WRITTEN TASK:
Transcribe the listing exactly, leaving out every picture.

── DATA BLOCK ──

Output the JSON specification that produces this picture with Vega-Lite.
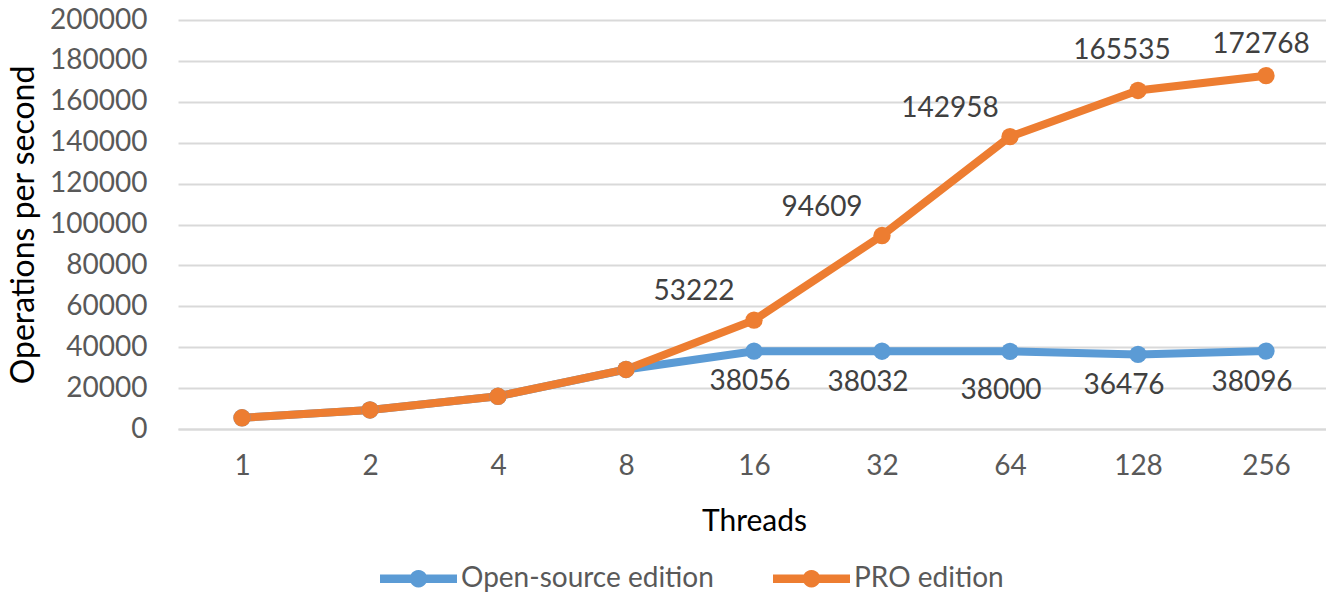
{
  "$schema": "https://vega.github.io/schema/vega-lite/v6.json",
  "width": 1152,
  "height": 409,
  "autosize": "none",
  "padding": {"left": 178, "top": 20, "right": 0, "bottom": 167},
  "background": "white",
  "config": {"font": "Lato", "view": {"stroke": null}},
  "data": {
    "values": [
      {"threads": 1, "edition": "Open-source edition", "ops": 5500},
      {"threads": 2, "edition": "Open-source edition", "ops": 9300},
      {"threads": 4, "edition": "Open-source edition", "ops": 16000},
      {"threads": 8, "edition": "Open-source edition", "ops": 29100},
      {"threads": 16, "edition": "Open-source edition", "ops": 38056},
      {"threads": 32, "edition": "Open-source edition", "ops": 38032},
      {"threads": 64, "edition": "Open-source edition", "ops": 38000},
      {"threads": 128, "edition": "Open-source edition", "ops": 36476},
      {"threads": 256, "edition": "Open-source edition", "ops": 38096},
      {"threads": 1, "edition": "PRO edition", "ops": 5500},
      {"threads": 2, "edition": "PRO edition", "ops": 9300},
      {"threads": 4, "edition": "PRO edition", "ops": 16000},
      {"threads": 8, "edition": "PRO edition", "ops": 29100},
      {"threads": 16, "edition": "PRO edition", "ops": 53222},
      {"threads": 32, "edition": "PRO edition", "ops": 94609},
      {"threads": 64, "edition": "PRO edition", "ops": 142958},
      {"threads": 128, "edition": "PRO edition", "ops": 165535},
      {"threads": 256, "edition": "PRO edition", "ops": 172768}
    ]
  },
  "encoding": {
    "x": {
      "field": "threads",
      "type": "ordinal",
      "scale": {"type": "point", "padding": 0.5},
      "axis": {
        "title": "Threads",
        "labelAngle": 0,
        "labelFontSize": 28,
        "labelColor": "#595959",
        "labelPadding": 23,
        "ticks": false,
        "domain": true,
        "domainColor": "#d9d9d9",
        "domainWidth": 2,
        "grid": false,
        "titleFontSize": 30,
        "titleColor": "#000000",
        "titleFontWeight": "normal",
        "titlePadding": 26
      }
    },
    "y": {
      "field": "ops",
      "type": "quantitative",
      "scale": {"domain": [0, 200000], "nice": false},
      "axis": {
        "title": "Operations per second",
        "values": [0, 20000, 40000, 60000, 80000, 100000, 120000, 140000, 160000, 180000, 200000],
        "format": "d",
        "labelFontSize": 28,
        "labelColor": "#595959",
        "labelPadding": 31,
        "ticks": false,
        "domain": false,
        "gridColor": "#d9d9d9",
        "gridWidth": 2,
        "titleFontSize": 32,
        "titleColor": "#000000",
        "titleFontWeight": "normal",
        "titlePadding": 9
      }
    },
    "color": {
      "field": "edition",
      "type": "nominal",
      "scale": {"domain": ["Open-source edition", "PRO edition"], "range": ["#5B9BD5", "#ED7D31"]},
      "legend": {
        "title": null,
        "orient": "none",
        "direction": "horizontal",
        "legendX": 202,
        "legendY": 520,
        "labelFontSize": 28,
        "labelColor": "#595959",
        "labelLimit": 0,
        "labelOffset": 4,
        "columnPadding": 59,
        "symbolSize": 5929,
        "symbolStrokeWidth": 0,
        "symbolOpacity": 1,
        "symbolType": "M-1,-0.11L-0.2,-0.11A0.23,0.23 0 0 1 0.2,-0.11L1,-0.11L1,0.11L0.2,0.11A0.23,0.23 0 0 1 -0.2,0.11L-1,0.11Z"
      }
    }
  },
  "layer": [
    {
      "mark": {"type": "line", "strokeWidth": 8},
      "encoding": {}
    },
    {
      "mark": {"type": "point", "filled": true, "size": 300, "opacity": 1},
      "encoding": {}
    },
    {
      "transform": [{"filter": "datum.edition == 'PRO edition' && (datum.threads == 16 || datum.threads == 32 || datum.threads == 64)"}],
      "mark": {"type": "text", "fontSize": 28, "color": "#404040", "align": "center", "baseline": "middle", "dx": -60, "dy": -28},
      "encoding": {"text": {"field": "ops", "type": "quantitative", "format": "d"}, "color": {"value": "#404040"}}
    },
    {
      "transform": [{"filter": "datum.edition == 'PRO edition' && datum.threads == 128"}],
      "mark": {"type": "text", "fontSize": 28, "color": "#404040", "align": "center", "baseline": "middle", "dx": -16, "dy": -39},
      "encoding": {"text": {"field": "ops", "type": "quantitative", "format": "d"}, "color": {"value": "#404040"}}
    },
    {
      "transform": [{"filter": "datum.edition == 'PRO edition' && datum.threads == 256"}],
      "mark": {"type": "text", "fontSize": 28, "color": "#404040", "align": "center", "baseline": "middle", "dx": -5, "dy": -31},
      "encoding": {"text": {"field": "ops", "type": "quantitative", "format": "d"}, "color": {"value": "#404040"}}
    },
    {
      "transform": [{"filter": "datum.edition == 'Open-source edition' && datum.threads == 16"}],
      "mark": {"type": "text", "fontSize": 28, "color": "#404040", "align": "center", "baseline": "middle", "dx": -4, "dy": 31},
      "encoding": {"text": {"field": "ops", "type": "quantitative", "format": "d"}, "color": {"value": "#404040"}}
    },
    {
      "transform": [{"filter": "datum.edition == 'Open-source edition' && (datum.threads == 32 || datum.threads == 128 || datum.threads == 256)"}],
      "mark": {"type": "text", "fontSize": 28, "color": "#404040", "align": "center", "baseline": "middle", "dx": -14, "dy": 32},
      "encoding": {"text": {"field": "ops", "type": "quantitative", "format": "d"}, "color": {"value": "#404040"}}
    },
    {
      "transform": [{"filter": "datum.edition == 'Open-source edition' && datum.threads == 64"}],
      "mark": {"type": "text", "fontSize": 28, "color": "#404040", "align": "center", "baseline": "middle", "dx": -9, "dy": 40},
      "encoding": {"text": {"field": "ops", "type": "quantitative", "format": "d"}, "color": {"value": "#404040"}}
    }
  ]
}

───

FINISHED ANSWER:
Output the JSON specification that produces this picture with Vega-Lite.
{
  "$schema": "https://vega.github.io/schema/vega-lite/v6.json",
  "width": 1152,
  "height": 409,
  "autosize": "none",
  "padding": {"left": 178, "top": 20, "right": 0, "bottom": 167},
  "background": "white",
  "config": {"font": "Lato", "view": {"stroke": null}},
  "data": {
    "values": [
      {"threads": 1, "edition": "Open-source edition", "ops": 5500},
      {"threads": 2, "edition": "Open-source edition", "ops": 9300},
      {"threads": 4, "edition": "Open-source edition", "ops": 16000},
      {"threads": 8, "edition": "Open-source edition", "ops": 29100},
      {"threads": 16, "edition": "Open-source edition", "ops": 38056},
      {"threads": 32, "edition": "Open-source edition", "ops": 38032},
      {"threads": 64, "edition": "Open-source edition", "ops": 38000},
      {"threads": 128, "edition": "Open-source edition", "ops": 36476},
      {"threads": 256, "edition": "Open-source edition", "ops": 38096},
      {"threads": 1, "edition": "PRO edition", "ops": 5500},
      {"threads": 2, "edition": "PRO edition", "ops": 9300},
      {"threads": 4, "edition": "PRO edition", "ops": 16000},
      {"threads": 8, "edition": "PRO edition", "ops": 29100},
      {"threads": 16, "edition": "PRO edition", "ops": 53222},
      {"threads": 32, "edition": "PRO edition", "ops": 94609},
      {"threads": 64, "edition": "PRO edition", "ops": 142958},
      {"threads": 128, "edition": "PRO edition", "ops": 165535},
      {"threads": 256, "edition": "PRO edition", "ops": 172768}
    ]
  },
  "encoding": {
    "x": {
      "field": "threads",
      "type": "ordinal",
      "scale": {"type": "point", "padding": 0.5},
      "axis": {
        "title": "Threads",
        "labelAngle": 0,
        "labelFontSize": 28,
        "labelColor": "#595959",
        "labelPadding": 23,
        "ticks": false,
        "domain": true,
        "domainColor": "#d9d9d9",
        "domainWidth": 2,
        "grid": false,
        "titleFontSize": 30,
        "titleColor": "#000000",
        "titleFontWeight": "normal",
        "titlePadding": 26
      }
    },
    "y": {
      "field": "ops",
      "type": "quantitative",
      "scale": {"domain": [0, 200000], "nice": false},
      "axis": {
        "title": "Operations per second",
        "values": [0, 20000, 40000, 60000, 80000, 100000, 120000, 140000, 160000, 180000, 200000],
        "format": "d",
        "labelFontSize": 28,
        "labelColor": "#595959",
        "labelPadding": 31,
        "ticks": false,
        "domain": false,
        "gridColor": "#d9d9d9",
        "gridWidth": 2,
        "titleFontSize": 32,
        "titleColor": "#000000",
        "titleFontWeight": "normal",
        "titlePadding": 9
      }
    },
    "color": {
      "field": "edition",
      "type": "nominal",
      "scale": {"domain": ["Open-source edition", "PRO edition"], "range": ["#5B9BD5", "#ED7D31"]},
      "legend": {
        "title": null,
        "orient": "none",
        "direction": "horizontal",
        "legendX": 202,
        "legendY": 520,
        "labelFontSize": 28,
        "labelColor": "#595959",
        "labelLimit": 0,
        "labelOffset": 4,
        "columnPadding": 59,
        "symbolSize": 5929,
        "symbolStrokeWidth": 0,
        "symbolOpacity": 1,
        "symbolType": "M-1,-0.11L-0.2,-0.11A0.23,0.23 0 0 1 0.2,-0.11L1,-0.11L1,0.11L0.2,0.11A0.23,0.23 0 0 1 -0.2,0.11L-1,0.11Z"
      }
    }
  },
  "layer": [
    {
      "mark": {"type": "line", "strokeWidth": 8},
      "encoding": {}
    },
    {
      "mark": {"type": "point", "filled": true, "size": 300, "opacity": 1},
      "encoding": {}
    },
    {
      "transform": [{"filter": "datum.edition == 'PRO edition' && (datum.threads == 16 || datum.threads == 32 || datum.threads == 64)"}],
      "mark": {"type": "text", "fontSize": 28, "color": "#404040", "align": "center", "baseline": "middle", "dx": -60, "dy": -28},
      "encoding": {"text": {"field": "ops", "type": "quantitative", "format": "d"}, "color": {"value": "#404040"}}
    },
    {
      "transform": [{"filter": "datum.edition == 'PRO edition' && datum.threads == 128"}],
      "mark": {"type": "text", "fontSize": 28, "color": "#404040", "align": "center", "baseline": "middle", "dx": -16, "dy": -39},
      "encoding": {"text": {"field": "ops", "type": "quantitative", "format": "d"}, "color": {"value": "#404040"}}
    },
    {
      "transform": [{"filter": "datum.edition == 'PRO edition' && datum.threads == 256"}],
      "mark": {"type": "text", "fontSize": 28, "color": "#404040", "align": "center", "baseline": "middle", "dx": -5, "dy": -31},
      "encoding": {"text": {"field": "ops", "type": "quantitative", "format": "d"}, "color": {"value": "#404040"}}
    },
    {
      "transform": [{"filter": "datum.edition == 'Open-source edition' && datum.threads == 16"}],
      "mark": {"type": "text", "fontSize": 28, "color": "#404040", "align": "center", "baseline": "middle", "dx": -4, "dy": 31},
      "encoding": {"text": {"field": "ops", "type": "quantitative", "format": "d"}, "color": {"value": "#404040"}}
    },
    {
      "transform": [{"filter": "datum.edition == 'Open-source edition' && (datum.threads == 32 || datum.threads == 128 || datum.threads == 256)"}],
      "mark": {"type": "text", "fontSize": 28, "color": "#404040", "align": "center", "baseline": "middle", "dx": -14, "dy": 32},
      "encoding": {"text": {"field": "ops", "type": "quantitative", "format": "d"}, "color": {"value": "#404040"}}
    },
    {
      "transform": [{"filter": "datum.edition == 'Open-source edition' && datum.threads == 64"}],
      "mark": {"type": "text", "fontSize": 28, "color": "#404040", "align": "center", "baseline": "middle", "dx": -9, "dy": 40},
      "encoding": {"text": {"field": "ops", "type": "quantitative", "format": "d"}, "color": {"value": "#404040"}}
    }
  ]
}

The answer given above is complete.